The intersection in Ukraine is slightly more irregular and difficult in terms of information extraction than others. Although the camera height and angle are quite proper, the tracking of the vehicles that cross the intersection is a challenging problem. Hence, both Kalman and centroid based algorithms did not perform as desired compared to other intersections.

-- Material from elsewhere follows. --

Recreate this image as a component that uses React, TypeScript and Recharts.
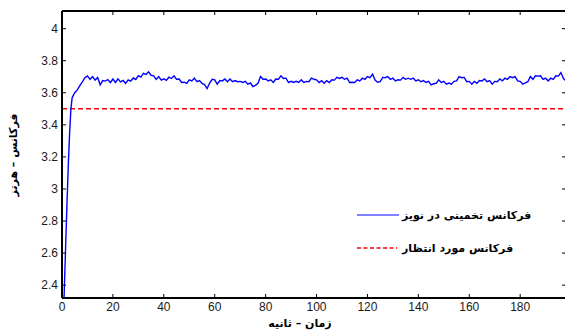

Experimental results (qualitative and/or quantitative) illustrate that the proposed system can extract all the types of traffic flow information dynamically and cost-effectively.

6 Conclusion

In this work, a vision-based real-time traffic flow monitoring problem has been studied for road intersections. YOLOv3 is implemented as a model for vehicle detection module, and a new dataset with the vehicle images from the case study regions have been created for training. A novel vehicle tracking and data association algorithm has been developed using the vehicle bounding-box properties to estimate the vehicle trajectories. In the proposed solution, vehicle trajectories are estimated using a novel centroid-based vehicle tracking and data association algorithm. This algorithm works based on tracking the shifts of the bounding-box centroid points of the vehicles through the consecutive image frames. Euclidean distance is used to validate the estimated next position of the vehicles in the consecutive frames.

Experimental studies were designed to reveal the weak and strong sides of the developed system. In the five selected test cases, the proposed centroid based tracking method gave minimum 6.6%, maximum 12.9% and average 9.18% better results than Kalman method. The centroid based method also outperforms Kalman tracking by processing up to 30 frame per seconds while Kalman filter cannot go beyond 8 fps. In the study, it was also examined how the camera position affects the results, and the most appropriate and correct places are reported with the examples.

A form-based software tool has been developed that utilizes the new algorithm to extract traffic flow information such as directional, classified total counting, instantaneous or average speed and crossing time of the intersection. This tool can also be used to generate real-time traffic data from on-site video streams. As future work, more vehicle features obtained from video images will be used to increase the accuracy of the tracking algorithm.